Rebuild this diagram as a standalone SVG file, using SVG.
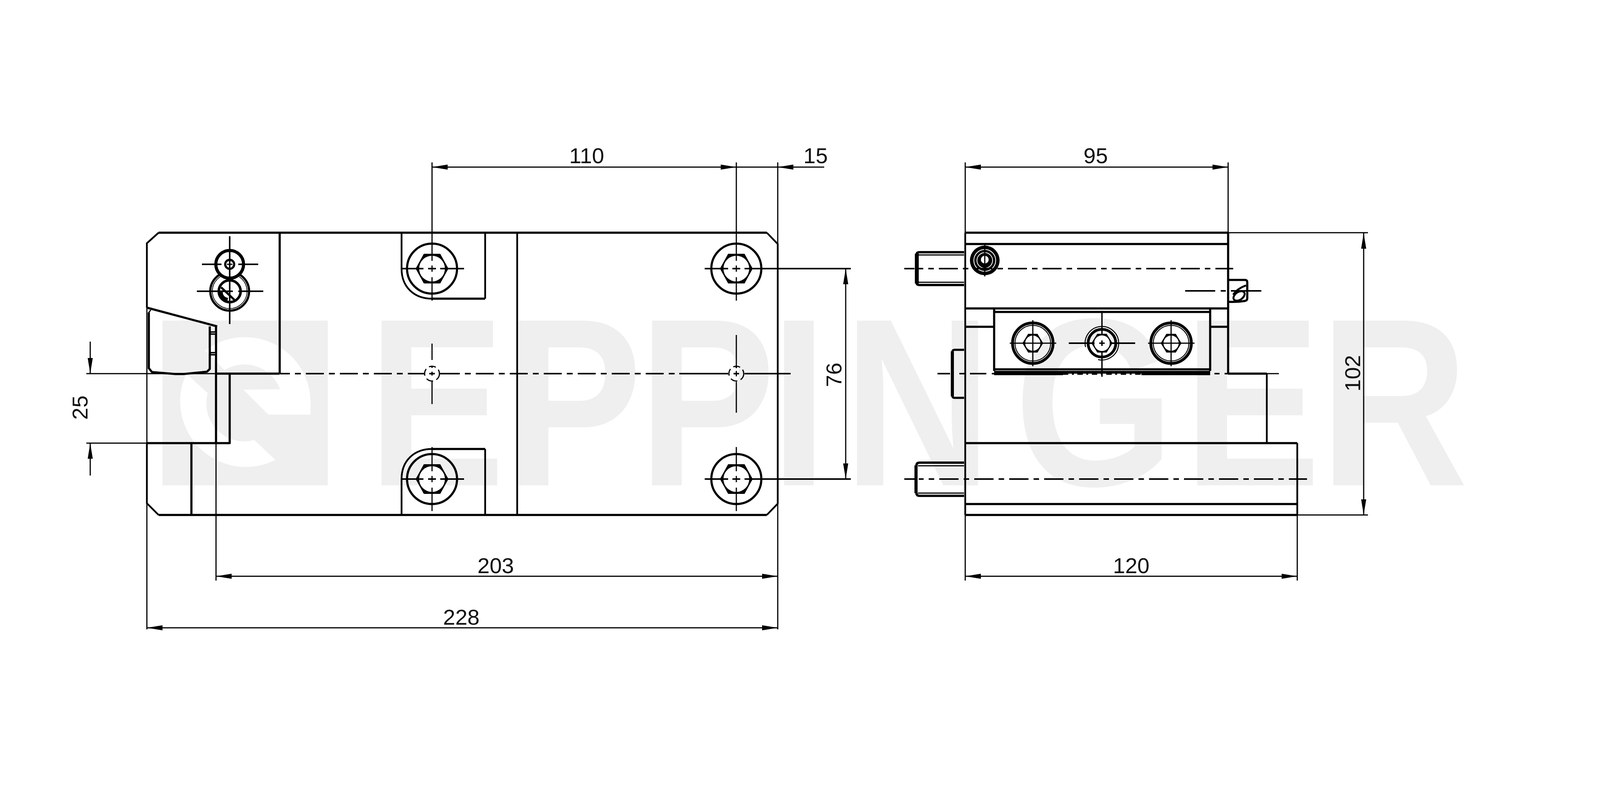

==

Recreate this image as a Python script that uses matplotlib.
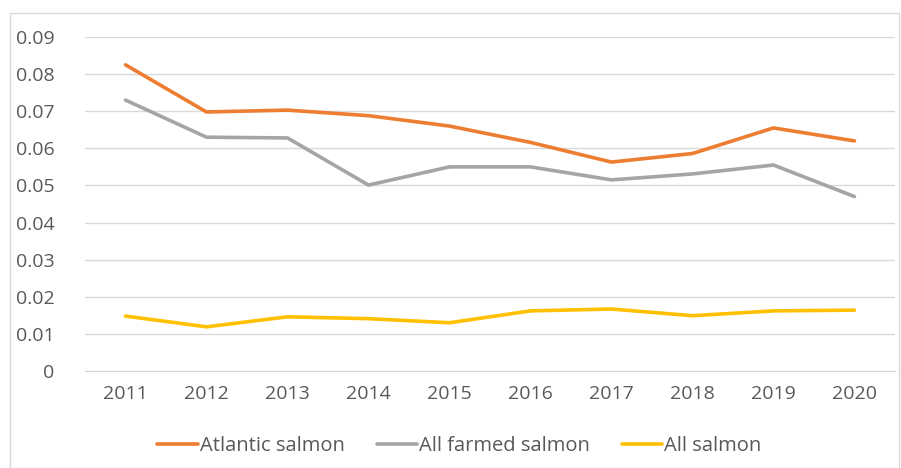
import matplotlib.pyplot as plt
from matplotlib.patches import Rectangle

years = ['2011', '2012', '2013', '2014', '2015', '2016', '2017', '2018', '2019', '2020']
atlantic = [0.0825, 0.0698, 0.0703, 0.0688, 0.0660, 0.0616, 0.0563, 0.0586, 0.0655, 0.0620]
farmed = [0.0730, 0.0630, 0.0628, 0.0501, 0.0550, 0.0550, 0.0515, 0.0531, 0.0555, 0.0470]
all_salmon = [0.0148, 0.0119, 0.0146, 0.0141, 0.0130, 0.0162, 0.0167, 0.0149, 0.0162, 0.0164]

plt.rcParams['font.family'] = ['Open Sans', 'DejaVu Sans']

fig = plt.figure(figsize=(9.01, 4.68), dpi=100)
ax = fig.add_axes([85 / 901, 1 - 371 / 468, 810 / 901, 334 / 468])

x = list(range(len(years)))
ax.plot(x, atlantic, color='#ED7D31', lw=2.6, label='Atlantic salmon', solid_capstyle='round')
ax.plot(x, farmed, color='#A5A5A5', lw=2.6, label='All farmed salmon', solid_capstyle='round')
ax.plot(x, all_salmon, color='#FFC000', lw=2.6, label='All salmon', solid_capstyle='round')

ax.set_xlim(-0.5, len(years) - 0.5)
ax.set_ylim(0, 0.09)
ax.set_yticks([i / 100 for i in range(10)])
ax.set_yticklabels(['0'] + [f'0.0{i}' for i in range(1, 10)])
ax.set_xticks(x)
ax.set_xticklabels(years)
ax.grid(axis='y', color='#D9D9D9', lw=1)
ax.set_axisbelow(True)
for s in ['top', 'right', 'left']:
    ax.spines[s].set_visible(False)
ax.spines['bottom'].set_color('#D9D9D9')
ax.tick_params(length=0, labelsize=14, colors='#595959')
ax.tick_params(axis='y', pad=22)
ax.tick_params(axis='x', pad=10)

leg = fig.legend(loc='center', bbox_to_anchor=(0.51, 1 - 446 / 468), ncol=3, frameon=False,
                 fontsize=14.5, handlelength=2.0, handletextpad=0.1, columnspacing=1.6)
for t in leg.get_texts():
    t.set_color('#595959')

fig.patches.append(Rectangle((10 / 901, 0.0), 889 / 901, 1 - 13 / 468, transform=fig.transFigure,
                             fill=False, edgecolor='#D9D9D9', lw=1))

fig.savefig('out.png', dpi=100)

REQUEST: Output nothing except the lines from the one containing "Recreate this image" through the one containing "ax.plot(x, all_salmon, color='#FFC000', lw=2.6, label='All", both kept, with the pictures removed.

RESPONSE:
Recreate this image as a Python script that uses matplotlib.
import matplotlib.pyplot as plt
from matplotlib.patches import Rectangle

years = ['2011', '2012', '2013', '2014', '2015', '2016', '2017', '2018', '2019', '2020']
atlantic = [0.0825, 0.0698, 0.0703, 0.0688, 0.0660, 0.0616, 0.0563, 0.0586, 0.0655, 0.0620]
farmed = [0.0730, 0.0630, 0.0628, 0.0501, 0.0550, 0.0550, 0.0515, 0.0531, 0.0555, 0.0470]
all_salmon = [0.0148, 0.0119, 0.0146, 0.0141, 0.0130, 0.0162, 0.0167, 0.0149, 0.0162, 0.0164]

plt.rcParams['font.family'] = ['Open Sans', 'DejaVu Sans']

fig = plt.figure(figsize=(9.01, 4.68), dpi=100)
ax = fig.add_axes([85 / 901, 1 - 371 / 468, 810 / 901, 334 / 468])

x = list(range(len(years)))
ax.plot(x, atlantic, color='#ED7D31', lw=2.6, label='Atlantic salmon', solid_capstyle='round')
ax.plot(x, farmed, color='#A5A5A5', lw=2.6, label='All farmed salmon', solid_capstyle='round')
ax.plot(x, all_salmon, color='#FFC000', lw=2.6, label='All salmon', solid_capstyle='round')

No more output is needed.